The Right was quick to point out the faults in the Lefts, or Preobrazhenskys, ideas. The Right maintained that the monopoly that high prices would create led to an incentive problem; hence, inferior goods would be produced. Another Right argument was the time that it would take to accumulate capital. Factories were already falling apart, and total state control would destruct them before new capital actually was acquired. These problems aside, the Right found the major downfall of primitive socialist accumulation in the exploitation of peasants. The inherent contradiction of raising prices to unheard of levels would affect and exploit the poor peasants the most. This disagreed with the Communism principle of equality in economy, yet Preobrazhensky advocated it. The Right simply wanted to use NEP to get the economy back on track, then invest in capital, and switch fully to Communism.

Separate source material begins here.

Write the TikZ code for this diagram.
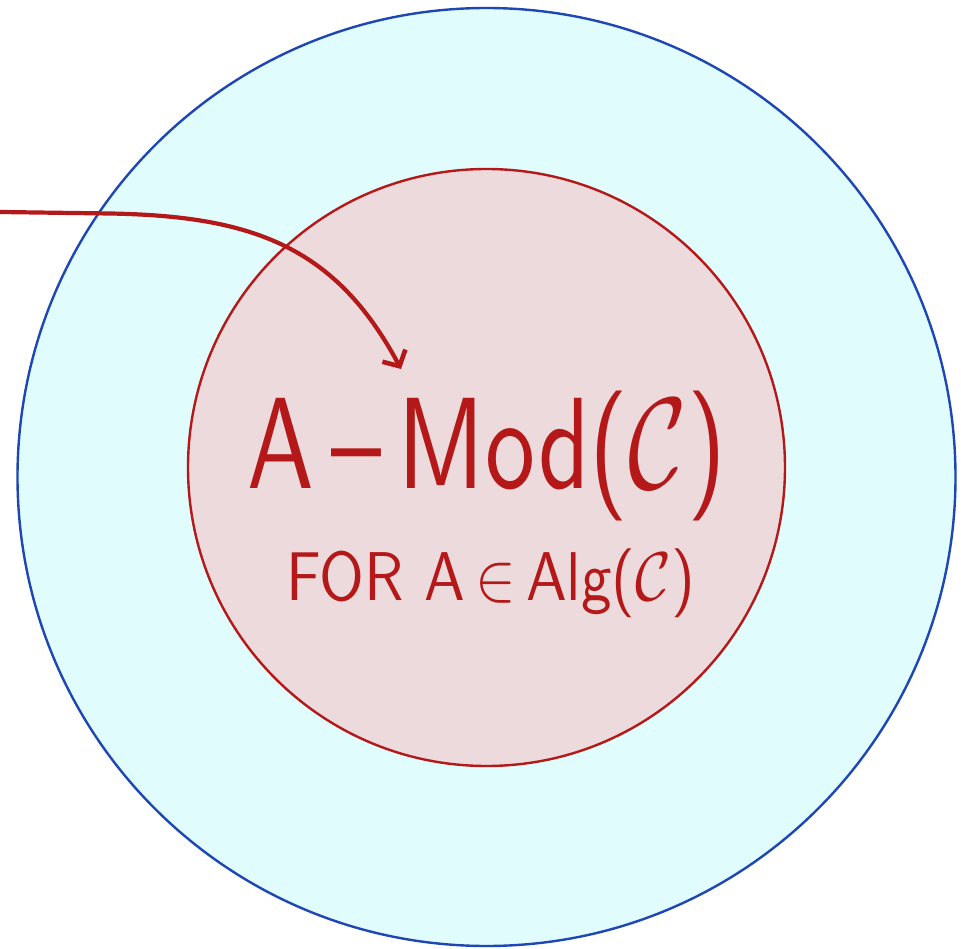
\documentclass[tikz,border=0pt]{standalone}
\usepackage{graphicx}
\usetikzlibrary{arrows.meta}
\definecolor{outerfill}{RGB}{224,252,252}
\definecolor{outerline}{RGB}{30,70,180}
\definecolor{innerfill}{RGB}{236,218,220}
\definecolor{redink}{RGB}{180,24,24}
\begin{document}
\begin{tikzpicture}[x=1pt,y=-1pt,
  ring/.style={circle, inner sep=0pt, line width=2.4pt},
  label/.style={text=redink, inner sep=0pt, anchor=base, font=\sffamily},
  pointer/.style={draw=redink, line width=4.2pt, line cap=round,
    -{Straight Barb[length=12pt,width=26pt,line width=4.6pt]}}]
\useasboundingbox (0,0) rectangle (961,949);
\node[ring, draw=outerline, fill=outerfill, minimum size=938pt] (outer) at (486.5,477) {};
\node[ring, draw=redink, fill=innerfill, minimum size=597pt] (inner) at (486.5,467.5) {};
\node[label] (title) at (487,488) {\scalebox{10}[13]{A\,--\,Mod($\mathcal{C}$)}};
\node[label] (sub) at (491,600) {\scalebox{6.1}[6.9]{FOR A\,$\in$\,Alg($\mathcal{C}$)}};
\coordinate (start) at (0,212);
\coordinate (tip) at (401,369);
\draw[pointer] (start) -- (110,213.5) .. controls (250,216) and (335,245) .. (tip);
\end{tikzpicture}
\end{document}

As Lenin became ill, Stalin moved to the Bolshevik foreground in 1928. As a member of the Right, Stalin and his colleagues had defeated the Left and gained command. Preobrazhensky was exiled in 1927 for trying to address the attacks on his "New Economic Policy." Ironically, Stalin moved to the Left shortly after coming to power and unleashed a movement against the peasants that Preobrazhensky himself could not have imagined. After admitting his wrongs, Preobrazhensky was re-admitted to the Party in 1931. He was unable to discuss his political and economic views openly for the rest of his lifetime. He died a victim of Stalins Great Purge, where Stalin killed all his past, present, and future enemies, in 1937.
In the aftermath of the Stalin era, it is interesting to re-evaluate Preobrazhenskys Leftist stance. "It is technically necessary to employ the increased labor force, now available, in making investment goods rather than consumption goods," an outstanding British theorist once remarked (Erlich 101-102). It appears, and Stalin later implemented the plan, that Preobrazhensky was correct in that it was necessary for the investment in capital to make the economy grow. As a Leftist ideologist that aimed to find a solution to the industrialization problem after the Revolution, Evgeny Preobrazhenskys view on primitive socialist accumulation, although not widely favored in Russia, offers the modern world a bit of interesting economic principle to study.